How Does A Construction Loan Work?
As mentioned earlier, construction loans are short term loans, and their basic function is to help you commence and complete your building project. Once the project is finished, individuals often take out a permanent loan, also known as an end loan which is used to pay off the short-term loan construction loan.
The end loan has a lower interest rate than a construction loan, and that’s why individuals opt to use them to refinance the construction loan. They can help you save money based upon the differences in interest rates between the two.
What Are The Requirements?
Besides the higher interest rates, construction loans are also harder to secure. They have stringent qualification requirements because they are mostly unsecured. With a mortgage, you can use a house as collateral and get one fairly easily. The process is straightforward because the lending institution can seize the house if you’re unable to pay back. However, with construction loans, this is not an option, so the lenders compensate with more strict conditions.

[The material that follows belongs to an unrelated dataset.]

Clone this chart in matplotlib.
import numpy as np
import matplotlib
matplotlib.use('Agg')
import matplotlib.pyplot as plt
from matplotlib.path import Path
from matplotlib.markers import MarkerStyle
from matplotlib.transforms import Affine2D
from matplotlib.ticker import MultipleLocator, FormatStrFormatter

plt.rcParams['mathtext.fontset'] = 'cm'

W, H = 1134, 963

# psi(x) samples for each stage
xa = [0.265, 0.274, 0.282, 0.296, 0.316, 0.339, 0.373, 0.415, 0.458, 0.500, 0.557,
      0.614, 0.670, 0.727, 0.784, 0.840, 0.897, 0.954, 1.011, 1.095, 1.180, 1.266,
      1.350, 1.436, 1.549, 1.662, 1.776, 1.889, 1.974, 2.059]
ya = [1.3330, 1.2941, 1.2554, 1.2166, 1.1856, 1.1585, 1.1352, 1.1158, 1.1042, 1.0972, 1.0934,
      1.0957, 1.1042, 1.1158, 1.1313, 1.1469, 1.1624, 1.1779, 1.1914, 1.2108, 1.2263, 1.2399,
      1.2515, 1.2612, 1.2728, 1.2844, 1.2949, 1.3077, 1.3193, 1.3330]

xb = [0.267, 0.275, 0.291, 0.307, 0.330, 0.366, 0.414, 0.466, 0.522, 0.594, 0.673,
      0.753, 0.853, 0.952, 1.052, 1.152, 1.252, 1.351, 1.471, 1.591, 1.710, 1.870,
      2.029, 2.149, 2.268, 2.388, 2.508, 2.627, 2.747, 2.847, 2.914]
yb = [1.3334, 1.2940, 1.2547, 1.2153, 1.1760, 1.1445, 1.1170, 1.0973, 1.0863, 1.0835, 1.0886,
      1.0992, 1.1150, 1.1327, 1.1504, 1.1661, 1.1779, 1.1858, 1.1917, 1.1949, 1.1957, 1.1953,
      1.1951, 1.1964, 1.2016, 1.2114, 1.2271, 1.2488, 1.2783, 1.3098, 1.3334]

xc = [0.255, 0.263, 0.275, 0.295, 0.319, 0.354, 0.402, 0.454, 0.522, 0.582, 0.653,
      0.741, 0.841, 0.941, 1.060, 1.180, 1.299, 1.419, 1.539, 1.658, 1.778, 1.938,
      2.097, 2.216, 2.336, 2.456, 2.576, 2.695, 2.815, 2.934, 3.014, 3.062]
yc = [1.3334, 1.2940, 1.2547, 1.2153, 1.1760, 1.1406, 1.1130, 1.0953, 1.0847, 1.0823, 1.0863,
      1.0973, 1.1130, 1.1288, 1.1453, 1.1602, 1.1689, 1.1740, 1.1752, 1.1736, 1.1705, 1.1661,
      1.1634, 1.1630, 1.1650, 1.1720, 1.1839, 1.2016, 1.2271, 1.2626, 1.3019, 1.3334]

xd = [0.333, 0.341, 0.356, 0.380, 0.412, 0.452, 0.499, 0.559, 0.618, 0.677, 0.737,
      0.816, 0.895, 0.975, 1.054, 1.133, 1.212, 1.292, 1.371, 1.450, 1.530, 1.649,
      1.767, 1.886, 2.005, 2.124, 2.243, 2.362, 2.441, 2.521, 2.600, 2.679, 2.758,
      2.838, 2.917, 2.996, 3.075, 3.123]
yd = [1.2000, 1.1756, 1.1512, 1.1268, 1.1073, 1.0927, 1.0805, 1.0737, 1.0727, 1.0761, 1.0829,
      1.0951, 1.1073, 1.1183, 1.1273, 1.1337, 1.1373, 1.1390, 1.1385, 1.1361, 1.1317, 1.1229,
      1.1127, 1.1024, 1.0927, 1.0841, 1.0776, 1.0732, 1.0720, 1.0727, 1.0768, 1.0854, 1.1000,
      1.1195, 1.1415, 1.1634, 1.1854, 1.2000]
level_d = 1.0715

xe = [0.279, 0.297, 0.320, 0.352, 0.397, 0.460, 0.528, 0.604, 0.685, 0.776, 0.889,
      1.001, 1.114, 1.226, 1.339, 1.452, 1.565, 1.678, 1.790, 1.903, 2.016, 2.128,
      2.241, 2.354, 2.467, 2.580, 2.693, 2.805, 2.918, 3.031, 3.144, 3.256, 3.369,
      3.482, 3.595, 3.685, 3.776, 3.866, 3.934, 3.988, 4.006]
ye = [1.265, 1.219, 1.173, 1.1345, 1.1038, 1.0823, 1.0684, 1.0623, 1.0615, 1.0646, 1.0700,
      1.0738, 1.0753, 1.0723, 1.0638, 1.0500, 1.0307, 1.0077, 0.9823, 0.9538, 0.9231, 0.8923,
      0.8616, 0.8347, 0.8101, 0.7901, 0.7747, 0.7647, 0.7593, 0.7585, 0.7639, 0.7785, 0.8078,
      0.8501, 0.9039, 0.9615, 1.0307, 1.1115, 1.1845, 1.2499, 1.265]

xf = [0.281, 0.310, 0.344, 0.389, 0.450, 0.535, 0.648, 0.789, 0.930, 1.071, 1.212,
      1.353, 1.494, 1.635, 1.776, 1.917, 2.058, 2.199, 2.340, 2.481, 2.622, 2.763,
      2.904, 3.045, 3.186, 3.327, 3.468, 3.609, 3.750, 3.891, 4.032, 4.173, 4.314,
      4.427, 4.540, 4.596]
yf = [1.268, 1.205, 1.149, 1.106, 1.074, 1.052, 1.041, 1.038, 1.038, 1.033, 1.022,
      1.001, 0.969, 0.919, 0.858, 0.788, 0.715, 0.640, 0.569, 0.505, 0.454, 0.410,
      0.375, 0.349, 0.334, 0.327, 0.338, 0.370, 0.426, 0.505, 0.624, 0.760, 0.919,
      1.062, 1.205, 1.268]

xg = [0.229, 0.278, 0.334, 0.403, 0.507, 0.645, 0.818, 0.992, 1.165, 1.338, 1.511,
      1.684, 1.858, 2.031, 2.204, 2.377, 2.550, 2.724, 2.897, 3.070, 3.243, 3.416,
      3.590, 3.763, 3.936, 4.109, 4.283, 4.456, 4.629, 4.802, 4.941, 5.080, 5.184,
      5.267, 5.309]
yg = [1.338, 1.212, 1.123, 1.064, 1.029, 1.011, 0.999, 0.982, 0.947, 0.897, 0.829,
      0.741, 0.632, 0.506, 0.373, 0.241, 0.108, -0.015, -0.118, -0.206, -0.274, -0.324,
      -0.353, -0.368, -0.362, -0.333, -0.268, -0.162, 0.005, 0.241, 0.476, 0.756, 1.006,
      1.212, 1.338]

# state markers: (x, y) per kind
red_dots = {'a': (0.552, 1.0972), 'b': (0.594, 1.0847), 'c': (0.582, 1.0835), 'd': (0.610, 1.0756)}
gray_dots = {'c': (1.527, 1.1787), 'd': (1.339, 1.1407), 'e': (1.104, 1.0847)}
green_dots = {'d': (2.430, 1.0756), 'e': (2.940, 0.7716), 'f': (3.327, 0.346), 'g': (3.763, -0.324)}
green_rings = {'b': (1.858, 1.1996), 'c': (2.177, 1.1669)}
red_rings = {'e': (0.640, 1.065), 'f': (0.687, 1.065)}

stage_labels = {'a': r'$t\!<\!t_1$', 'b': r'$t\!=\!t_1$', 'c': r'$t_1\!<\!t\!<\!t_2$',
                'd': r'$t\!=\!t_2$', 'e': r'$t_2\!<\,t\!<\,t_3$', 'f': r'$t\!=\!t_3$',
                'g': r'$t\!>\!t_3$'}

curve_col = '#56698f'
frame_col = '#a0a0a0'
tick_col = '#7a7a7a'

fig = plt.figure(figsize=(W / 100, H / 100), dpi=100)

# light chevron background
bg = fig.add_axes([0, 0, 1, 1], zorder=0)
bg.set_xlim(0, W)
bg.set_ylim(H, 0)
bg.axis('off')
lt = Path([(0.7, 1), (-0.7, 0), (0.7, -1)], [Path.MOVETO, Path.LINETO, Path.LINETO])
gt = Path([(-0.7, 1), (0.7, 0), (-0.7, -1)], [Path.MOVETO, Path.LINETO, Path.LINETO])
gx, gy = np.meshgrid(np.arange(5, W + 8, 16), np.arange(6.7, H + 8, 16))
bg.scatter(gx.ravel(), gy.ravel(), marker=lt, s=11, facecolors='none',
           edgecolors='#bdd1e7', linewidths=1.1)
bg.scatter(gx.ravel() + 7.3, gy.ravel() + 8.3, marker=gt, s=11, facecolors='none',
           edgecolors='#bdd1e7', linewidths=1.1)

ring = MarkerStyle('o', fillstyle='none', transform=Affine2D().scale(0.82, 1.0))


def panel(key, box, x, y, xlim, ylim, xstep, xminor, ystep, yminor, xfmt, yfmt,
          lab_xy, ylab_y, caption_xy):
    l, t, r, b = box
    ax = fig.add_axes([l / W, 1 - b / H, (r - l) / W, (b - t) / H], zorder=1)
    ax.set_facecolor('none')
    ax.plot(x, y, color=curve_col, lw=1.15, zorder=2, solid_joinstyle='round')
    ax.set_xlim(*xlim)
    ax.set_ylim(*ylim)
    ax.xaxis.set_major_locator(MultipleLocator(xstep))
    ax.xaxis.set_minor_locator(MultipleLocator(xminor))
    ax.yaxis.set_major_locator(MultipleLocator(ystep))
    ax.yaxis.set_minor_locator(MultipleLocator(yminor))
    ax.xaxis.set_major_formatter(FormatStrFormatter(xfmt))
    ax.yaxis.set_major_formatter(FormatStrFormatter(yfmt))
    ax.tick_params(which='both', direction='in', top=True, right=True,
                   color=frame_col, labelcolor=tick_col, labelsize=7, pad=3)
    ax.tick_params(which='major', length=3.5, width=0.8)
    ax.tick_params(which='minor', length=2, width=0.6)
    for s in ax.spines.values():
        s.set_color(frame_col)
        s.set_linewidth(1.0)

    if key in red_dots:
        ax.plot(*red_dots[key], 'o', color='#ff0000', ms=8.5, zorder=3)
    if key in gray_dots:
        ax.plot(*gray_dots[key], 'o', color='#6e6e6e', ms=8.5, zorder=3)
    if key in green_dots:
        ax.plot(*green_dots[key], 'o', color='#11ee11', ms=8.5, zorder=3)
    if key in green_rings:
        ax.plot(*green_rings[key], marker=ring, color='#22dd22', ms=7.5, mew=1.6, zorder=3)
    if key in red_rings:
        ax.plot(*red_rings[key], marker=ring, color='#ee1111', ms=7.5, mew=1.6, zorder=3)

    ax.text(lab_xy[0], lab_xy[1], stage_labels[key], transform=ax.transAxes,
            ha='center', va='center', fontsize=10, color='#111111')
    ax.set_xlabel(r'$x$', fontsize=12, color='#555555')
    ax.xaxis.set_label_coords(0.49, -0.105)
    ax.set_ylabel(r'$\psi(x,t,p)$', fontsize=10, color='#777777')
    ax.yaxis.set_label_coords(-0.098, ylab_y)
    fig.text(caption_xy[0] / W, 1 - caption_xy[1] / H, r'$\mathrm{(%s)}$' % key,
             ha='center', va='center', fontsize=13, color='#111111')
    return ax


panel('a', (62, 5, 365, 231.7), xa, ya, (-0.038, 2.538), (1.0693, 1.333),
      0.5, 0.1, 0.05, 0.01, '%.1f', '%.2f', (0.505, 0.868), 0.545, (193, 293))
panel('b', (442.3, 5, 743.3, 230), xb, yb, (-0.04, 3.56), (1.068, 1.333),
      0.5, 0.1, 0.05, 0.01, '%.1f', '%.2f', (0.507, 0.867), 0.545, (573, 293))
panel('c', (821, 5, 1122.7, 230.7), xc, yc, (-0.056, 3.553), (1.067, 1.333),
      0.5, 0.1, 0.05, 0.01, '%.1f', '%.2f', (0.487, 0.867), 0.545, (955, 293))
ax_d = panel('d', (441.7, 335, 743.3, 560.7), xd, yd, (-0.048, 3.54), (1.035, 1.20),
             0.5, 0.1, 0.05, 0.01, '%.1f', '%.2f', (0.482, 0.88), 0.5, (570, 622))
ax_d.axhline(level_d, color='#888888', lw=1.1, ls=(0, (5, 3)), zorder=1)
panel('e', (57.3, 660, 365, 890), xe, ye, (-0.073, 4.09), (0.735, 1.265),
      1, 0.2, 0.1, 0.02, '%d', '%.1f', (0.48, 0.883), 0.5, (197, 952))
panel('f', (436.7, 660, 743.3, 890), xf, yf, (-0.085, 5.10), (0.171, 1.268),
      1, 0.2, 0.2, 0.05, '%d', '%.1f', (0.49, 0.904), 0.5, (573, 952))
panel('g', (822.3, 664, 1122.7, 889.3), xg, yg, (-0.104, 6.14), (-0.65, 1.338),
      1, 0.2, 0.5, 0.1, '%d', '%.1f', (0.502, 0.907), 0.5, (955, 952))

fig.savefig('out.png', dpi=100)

To be eligible for construction finance, you need:
A Great Credit Score
Your credit score is how lenders determine your credibility. The credit score is calculated using a combination of several financial statistics, including your payment history, your current debt status, the types of credit facilities you’ve used in the past, your new line of credit, as well as the duration of your debts. The better your credit score, the higher your chances of securing a construction loan, and vice versa.
A Sizeable Down Payment
Most lenders require a down payment of 20%. Some even go as high as 25%, and the reason is simple; if you can provide a down payment, it means that you are capable of carrying out the cost of construction, even if the project takes an unexpected turn.
A Stable Income
Having stable income ties in closely with being able to make the 20-25% down payment on the loan. If you have an income, it simply supports the idea that you can continue the project, even if the project goes above budget or takes a longer time.
A Reputable Builder
Lending institutions will require you to prove that you have a reputable and licensed builder working on your project when you apply for a construction loan. Considering your builder’s experience and reputation, there are higher chances that the project will be concluded on time and within budget. You’ll need to include a list of the builder’s past and current projects, as well as profit and loss reports in your application as this can further assure your lender that the project will be completed as planned.

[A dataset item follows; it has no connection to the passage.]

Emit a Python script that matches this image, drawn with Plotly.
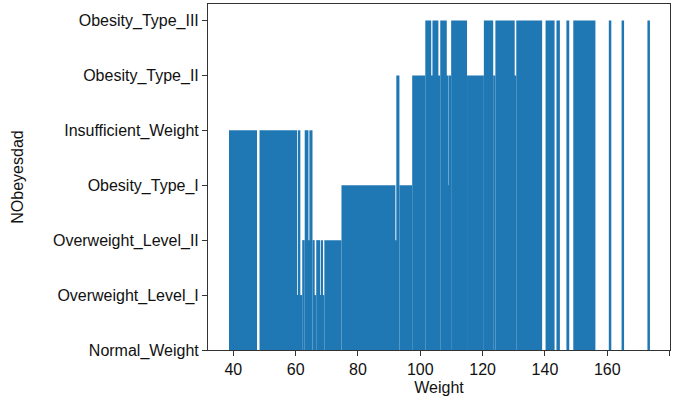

The Plans And Details Of The Project
Your lender will require detailed information of everything involved in your project, from the size of the lot and the size of the house to the materials you intend to use, and how long the project will take. If you have a reputable builder on your team, this process will be much easier for you to complete.
Appraisal Of The Property
While it’s difficult to appraise a property that hasn’t been built, you will have to provide your lender with details on how much it will be worth once completed. The overall value of the property will depend on the location, as well as the current market conditions.
What Are The Types Of Construction Loans?

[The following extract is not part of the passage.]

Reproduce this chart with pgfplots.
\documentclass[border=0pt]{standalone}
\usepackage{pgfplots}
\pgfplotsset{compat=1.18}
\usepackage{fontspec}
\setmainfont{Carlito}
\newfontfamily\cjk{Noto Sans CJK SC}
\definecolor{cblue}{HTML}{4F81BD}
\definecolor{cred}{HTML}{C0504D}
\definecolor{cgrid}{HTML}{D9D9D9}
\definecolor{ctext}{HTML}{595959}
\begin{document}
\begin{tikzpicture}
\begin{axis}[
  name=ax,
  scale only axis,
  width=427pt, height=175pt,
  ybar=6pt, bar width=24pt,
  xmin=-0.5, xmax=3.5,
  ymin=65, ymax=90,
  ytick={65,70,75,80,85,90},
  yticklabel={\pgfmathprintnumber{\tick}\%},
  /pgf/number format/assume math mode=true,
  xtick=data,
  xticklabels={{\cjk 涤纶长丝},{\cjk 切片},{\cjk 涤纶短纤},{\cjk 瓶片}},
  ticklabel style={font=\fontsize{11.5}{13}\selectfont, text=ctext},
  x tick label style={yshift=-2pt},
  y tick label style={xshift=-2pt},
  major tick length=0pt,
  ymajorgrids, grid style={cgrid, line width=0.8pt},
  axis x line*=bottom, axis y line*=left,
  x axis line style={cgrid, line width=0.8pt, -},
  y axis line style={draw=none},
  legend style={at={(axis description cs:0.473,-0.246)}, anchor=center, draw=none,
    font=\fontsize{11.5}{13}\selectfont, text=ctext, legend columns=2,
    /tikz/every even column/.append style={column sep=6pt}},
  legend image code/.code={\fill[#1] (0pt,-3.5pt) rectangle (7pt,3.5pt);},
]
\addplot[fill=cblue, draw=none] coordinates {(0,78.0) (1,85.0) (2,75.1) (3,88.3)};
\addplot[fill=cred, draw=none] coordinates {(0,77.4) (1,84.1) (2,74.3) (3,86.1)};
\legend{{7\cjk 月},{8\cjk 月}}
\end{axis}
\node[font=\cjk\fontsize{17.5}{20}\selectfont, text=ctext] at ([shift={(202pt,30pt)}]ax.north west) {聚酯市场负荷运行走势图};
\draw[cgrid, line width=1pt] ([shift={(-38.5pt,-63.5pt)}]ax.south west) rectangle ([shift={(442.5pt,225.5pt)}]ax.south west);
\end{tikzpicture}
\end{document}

Earlier, we discussed how end loans are taken to pay off construction loans. Sometimes, these two loans are taken as a single loan, and in that situation, it’s called a construction-to-permanent loan. The construction loan is simply converted to a permanent mortgage once the project is completed. Because the loan is basically a two-in-one agreement, you’ll only have to pay one set of closing costs, which can save you some money.
A construction only loan is a scenario in which you take out two separate loans—one at the beginning of the project, and one after the project is completed. A construction-only loan has its advantages. For example, you’ll be allowed to make a smaller down payment than if you had taken a combination loan. The risk associated with a construction-only loan is that you may not be able to qualify for a mortgage once the building is completed. If for any reason, your financial situation changes, you may find it difficult to pay off the high-interest construction loan.
What Are The Alternatives To Getting A Construction Loan?
Even though construction loans are a great way to finance your building project, they have their drawbacks. They are often difficult to secure, as they have strict requirements. Additionally, they have high-interest rates and require a substantial downpayment. Because of this, individuals often seek out other ways to finance their building projects. Here are some of the alternatives to construction loans that you can explore:
- Finance the building project yourself. You can finance the project by yourself if you have enough capital. That will allow you to circumvent the high-interest rates, and you’ll also retain more of the building’s returns in the long run.
- Get a bridge loan. A bridge loan is a loan that’s taken out with an expectation of a future payment. If you’ve sold one of your homes but are currently waiting for the escrow to expire, you can take out a bridge loan.
It is very important that you evaluate your business to see if a construction loan is best for you. If the project is big enough, construction loans are great way to share some of the risks. Depending on your agreement with your loan providers, if the project goes sideways, you can minimize your losses. Make sure to consult with financial experts before taking a decision.